- SUPPLIED MATERIAL
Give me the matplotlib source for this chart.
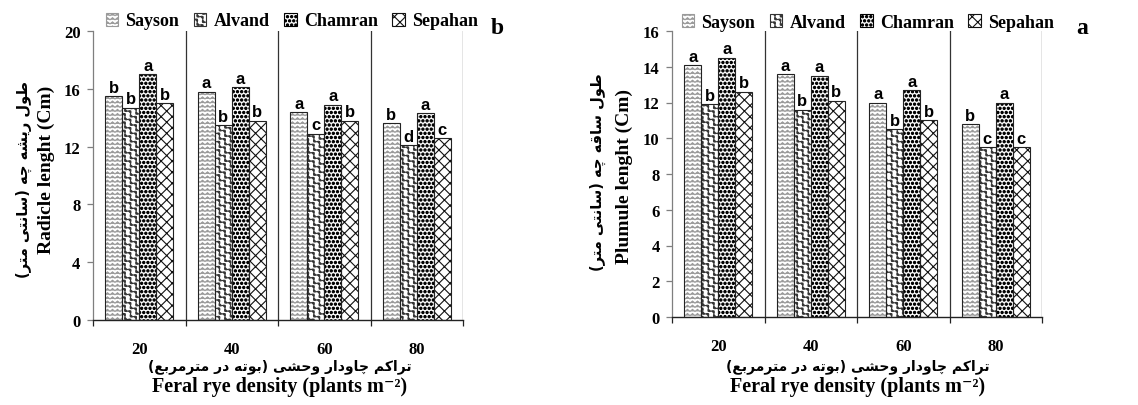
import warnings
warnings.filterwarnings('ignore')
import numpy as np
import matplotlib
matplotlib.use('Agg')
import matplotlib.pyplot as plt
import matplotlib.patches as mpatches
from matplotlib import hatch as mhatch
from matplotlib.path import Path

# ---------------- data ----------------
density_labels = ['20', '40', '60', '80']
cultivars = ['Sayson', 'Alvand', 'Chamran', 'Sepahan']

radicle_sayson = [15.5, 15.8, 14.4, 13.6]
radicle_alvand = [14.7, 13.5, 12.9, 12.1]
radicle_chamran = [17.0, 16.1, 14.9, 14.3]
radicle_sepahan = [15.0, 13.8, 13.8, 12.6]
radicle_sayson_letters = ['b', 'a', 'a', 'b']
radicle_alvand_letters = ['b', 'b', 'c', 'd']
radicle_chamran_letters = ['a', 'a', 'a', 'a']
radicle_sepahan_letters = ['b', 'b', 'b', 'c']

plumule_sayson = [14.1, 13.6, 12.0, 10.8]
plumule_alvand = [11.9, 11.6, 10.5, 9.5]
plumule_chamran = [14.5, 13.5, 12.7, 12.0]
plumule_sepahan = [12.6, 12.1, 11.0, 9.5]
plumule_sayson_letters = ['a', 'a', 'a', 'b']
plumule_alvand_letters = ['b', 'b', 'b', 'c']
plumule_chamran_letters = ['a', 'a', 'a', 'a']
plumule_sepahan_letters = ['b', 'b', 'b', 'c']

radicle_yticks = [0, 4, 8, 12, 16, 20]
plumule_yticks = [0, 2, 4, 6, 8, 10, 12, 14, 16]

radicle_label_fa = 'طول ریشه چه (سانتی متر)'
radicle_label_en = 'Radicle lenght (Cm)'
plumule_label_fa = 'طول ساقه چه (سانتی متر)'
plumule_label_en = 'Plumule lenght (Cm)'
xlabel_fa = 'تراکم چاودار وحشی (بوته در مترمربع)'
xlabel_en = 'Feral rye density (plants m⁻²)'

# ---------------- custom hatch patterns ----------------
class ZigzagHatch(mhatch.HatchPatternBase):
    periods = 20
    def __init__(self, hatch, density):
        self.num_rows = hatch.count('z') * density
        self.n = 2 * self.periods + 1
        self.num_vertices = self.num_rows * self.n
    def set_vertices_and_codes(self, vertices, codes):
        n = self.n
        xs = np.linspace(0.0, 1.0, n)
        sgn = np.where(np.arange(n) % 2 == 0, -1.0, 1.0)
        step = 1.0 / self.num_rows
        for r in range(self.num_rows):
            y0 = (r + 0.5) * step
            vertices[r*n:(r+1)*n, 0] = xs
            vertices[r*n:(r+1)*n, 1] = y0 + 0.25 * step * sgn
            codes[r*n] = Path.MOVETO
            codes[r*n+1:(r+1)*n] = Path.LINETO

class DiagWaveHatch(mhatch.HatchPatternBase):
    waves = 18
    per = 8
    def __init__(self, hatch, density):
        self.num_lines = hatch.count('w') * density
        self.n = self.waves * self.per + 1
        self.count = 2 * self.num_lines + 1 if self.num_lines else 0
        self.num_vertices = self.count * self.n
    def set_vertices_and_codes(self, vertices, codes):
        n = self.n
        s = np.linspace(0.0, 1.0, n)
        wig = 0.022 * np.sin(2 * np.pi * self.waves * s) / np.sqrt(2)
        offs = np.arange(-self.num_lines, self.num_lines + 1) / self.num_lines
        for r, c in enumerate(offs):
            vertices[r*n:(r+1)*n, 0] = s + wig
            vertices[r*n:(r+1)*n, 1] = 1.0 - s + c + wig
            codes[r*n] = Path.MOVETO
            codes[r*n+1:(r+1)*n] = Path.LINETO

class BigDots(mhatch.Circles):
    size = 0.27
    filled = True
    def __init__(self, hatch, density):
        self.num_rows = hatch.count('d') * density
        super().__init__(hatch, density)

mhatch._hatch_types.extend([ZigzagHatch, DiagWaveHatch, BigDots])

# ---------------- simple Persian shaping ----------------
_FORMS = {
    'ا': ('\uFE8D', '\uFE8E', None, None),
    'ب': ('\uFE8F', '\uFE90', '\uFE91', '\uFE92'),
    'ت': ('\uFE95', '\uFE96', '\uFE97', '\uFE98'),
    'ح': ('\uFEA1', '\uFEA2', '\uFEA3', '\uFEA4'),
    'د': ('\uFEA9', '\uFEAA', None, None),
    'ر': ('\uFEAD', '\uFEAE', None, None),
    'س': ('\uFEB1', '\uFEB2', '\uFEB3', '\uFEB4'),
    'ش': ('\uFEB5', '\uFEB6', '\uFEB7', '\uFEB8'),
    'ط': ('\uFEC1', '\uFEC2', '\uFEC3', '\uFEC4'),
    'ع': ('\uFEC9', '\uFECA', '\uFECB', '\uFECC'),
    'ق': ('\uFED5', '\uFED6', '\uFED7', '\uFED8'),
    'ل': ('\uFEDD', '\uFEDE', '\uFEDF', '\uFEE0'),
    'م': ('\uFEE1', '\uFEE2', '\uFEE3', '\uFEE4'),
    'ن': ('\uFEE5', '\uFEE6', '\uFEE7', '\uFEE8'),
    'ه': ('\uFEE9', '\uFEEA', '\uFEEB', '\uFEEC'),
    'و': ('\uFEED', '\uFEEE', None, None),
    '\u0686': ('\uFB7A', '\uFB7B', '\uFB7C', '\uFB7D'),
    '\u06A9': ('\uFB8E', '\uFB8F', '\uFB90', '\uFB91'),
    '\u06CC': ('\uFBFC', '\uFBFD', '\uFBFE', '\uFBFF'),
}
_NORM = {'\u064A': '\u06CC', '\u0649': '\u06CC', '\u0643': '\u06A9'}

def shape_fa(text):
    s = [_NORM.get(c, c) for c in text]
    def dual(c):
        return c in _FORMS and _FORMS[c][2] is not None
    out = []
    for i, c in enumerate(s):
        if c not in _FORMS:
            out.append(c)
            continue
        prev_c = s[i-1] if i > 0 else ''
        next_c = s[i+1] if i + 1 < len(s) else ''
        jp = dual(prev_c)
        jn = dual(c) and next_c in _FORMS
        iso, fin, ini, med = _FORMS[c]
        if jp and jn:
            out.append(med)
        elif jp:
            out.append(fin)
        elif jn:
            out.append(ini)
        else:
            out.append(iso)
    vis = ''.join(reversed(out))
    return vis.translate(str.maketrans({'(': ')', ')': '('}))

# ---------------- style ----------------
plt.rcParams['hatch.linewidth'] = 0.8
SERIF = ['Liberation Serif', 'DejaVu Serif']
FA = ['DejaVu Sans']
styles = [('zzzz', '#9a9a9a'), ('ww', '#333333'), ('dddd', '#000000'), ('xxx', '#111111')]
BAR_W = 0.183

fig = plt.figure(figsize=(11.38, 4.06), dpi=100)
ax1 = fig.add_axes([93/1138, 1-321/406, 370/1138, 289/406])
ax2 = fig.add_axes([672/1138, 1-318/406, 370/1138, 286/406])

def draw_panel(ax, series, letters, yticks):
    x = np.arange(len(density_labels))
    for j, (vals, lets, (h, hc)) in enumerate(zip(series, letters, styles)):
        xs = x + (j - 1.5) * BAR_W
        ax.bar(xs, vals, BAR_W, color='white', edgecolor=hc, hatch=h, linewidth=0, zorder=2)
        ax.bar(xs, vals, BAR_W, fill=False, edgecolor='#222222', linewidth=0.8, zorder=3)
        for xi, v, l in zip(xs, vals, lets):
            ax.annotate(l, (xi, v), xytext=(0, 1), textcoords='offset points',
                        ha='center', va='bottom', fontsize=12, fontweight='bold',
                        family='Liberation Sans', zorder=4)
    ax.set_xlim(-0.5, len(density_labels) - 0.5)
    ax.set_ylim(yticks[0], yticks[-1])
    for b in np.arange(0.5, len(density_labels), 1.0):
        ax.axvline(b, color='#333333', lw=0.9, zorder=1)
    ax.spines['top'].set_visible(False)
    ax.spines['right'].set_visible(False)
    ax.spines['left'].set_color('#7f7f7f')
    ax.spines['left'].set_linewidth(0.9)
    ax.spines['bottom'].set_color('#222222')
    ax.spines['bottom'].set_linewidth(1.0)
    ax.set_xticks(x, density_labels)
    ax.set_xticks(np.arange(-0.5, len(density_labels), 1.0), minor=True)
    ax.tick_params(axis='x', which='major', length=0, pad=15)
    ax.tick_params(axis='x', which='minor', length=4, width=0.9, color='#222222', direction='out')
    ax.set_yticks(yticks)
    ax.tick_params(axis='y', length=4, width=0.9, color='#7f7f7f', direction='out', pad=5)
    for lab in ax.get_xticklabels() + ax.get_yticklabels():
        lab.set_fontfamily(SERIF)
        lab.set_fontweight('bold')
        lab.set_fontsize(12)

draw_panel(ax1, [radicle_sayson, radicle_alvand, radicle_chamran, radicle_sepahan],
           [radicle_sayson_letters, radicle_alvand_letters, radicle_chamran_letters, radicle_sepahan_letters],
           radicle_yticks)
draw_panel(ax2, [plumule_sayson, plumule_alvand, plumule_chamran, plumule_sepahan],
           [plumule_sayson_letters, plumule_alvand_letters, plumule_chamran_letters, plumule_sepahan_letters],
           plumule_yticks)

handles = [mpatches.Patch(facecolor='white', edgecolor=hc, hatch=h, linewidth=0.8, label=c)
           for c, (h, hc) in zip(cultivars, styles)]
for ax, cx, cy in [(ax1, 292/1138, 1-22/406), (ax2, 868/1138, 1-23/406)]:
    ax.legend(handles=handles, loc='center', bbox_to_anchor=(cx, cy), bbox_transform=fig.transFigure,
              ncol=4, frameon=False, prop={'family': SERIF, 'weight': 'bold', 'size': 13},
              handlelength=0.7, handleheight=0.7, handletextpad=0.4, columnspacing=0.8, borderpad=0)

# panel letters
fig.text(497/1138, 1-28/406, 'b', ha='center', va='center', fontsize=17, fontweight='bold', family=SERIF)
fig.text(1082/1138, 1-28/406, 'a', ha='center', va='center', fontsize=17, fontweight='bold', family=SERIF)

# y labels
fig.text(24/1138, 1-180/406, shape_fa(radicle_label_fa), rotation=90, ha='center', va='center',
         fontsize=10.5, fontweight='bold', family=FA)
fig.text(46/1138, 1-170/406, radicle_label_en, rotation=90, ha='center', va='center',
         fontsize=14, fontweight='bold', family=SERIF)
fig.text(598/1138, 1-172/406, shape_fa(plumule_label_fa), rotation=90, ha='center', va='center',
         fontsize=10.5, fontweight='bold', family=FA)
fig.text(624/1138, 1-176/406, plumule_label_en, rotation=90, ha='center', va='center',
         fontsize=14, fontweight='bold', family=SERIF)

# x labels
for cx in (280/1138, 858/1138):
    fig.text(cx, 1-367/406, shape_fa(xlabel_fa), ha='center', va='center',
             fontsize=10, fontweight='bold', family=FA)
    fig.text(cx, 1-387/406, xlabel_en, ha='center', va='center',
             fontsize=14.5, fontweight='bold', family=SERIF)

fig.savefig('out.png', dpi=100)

- SET PROBLEM
Quote, exactly and only, the lines from the first line of the data above through the line containing "cultivars = ['Sayson', 'Alvand', 'Chamran', 'Sepahan']". The pictures do not belong in it.

- ANSWER FOR THIS EXERCISE
Give me the matplotlib source for this chart.
import warnings
warnings.filterwarnings('ignore')
import numpy as np
import matplotlib
matplotlib.use('Agg')
import matplotlib.pyplot as plt
import matplotlib.patches as mpatches
from matplotlib import hatch as mhatch
from matplotlib.path import Path

# ---------------- data ----------------
density_labels = ['20', '40', '60', '80']
cultivars = ['Sayson', 'Alvand', 'Chamran', 'Sepahan']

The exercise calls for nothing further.